Lait infantile : les promesses des industriels étrillées par une étude scientifique

Digestion, sommeil, douleur… Les arguments omniprésents sur les boîtes de lait infantile sont majoritairement basés sur un vide scientifique. Ce marketing trompeur peut avoir des incidences néfastes sur la santé des nouveau-nés et de la mère.

Huit mois après la publication d’une étude de l’Organisation mondiale de la santé (OMS), un nouveau travail scientifique démonte les arguments commerciaux des marques de lait infantile. La grande majorité des arguments de santé vantés par les fabricants de laits artificiels pour nourrissons se révèlent infondés. La moitié des produits étudiés ne sont reliés à aucun ingrédient spécifique. Les trois-quarts ne mentionnent aucune référence scientifique prouvant les prétendus bienfaits.

 

Une qualité de sommeil optimale, un cerveau plus rapide, une digestion facilitée… Toutes ces promesses qui s’exhibent à gros trait sur les paquets se révèlent être des arguments marketing basé, pour la majorité des produits, sur du vide. "Il est clair que la plupart des parents sont exposés à la commercialisation des préparations pour nourrissons pendant la grossesse ou la période postnatale et sont souvent induits en erreur par des allégations", estiment les auteurs de l’étude parue ce jeudi 16 février dans le British Medical Journal.

Pour parvenir à ces conclusions, l’équipe internationale de chercheurs mobilisés sur cette recherche a examiné les arguments de santé mis en avant pour 608 produits dans quinze pays. Parmi eux : l’Inde, le Nigeria ou encore le Royaume-Uni et les Etats-Unis. Pas la France. La publication de cette enquête menée entre 2020 et 2022 survient une semaine seulement après une série d’articles parus dans la revue scientifique "The Lancet", appelant à durcir la réglementation imposée aux industriels, ce qui accroît la pression sur les pouvoirs publics.

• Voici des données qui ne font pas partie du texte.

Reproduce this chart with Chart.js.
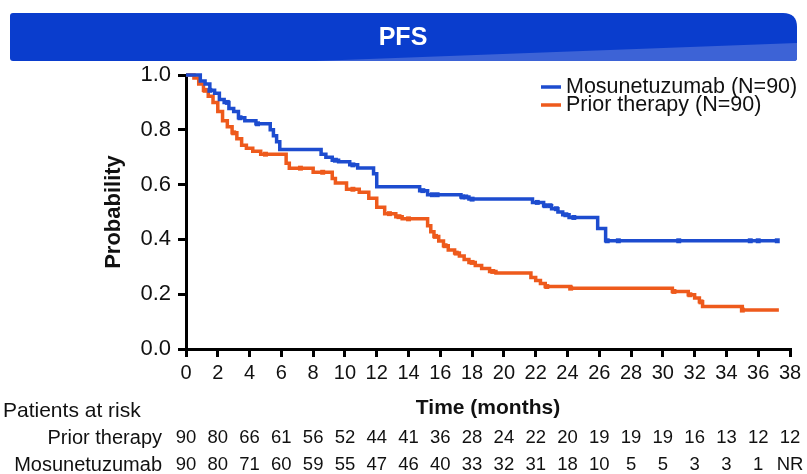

L’allaitement naturel recommandé

Si Daniel Munblit, maître de conférences honoraire à l’Imperial College de Londres et coauteur de cette nouvelle étude, se défend de toute "croisade" contre les laits artificiels, il réclame un suivi plus rigoureux des arguments mis en avant. Seuls 14 % des produits examinés par le bataillon de chercheurs dont il fait partie ont fait l’objet d’essais cliniques enregistrés sur des humains. Un chiffre trop maigre qui s’avère de surcroît contesté. 90 % de ces essais reçoivent un financement en lien avec l’industrie, ajoute Daniel Munblit. Seulement quatre essais étudiés ne présentaient aucun conflit d’intérêts entre l’auteur et une firme.

Face au "manque de transparence" sur les allégations nutritionnelles et sanitaires de ces produits, le rapport invite les parents à privilégier l’allaitement maternel. Comme les associations First Steps Nutrition Trust ou l’Unicef, Daniel Munblit et ses collègues louent son utilité. "Les avantages perçus des préparations industrielles pour nourrissons par rapport à l’allaitement maternel peuvent nuire à l’allaitement. Or on estime que l’allaitement maternel sous-optimal entraîne chaque année environ 600 000 décès d’enfants par pneumonie et diarrhée et 100 000 décès maternels par cancer de l’ovaire ou du sein", détaille l’étude.

L’emballage neutre désiré

Le lait artificiel doit toutefois rester une option proposée aux mères ne pouvant ou ne souhaitant pas allaiter aux yeux de Daniel Munblit. Il ne demande donc pas son interdiction mais appelle plutôt la mise en place d’emballages neutres. L’initiative permettrait de ne pas retirer des rayons des supermarchés un produit largement consommé à travers le monde tout en réduisant les effets d’un marketing parfois trompeur. Le rapport souligne également les progrès réalisés ces dernières années dans "la mise en œuvre des exigences obligatoires en matière de composition et d’information pour les préparations pour nourrissons" et appelle donc les industriels à revoir leur copie sur le volet commercial.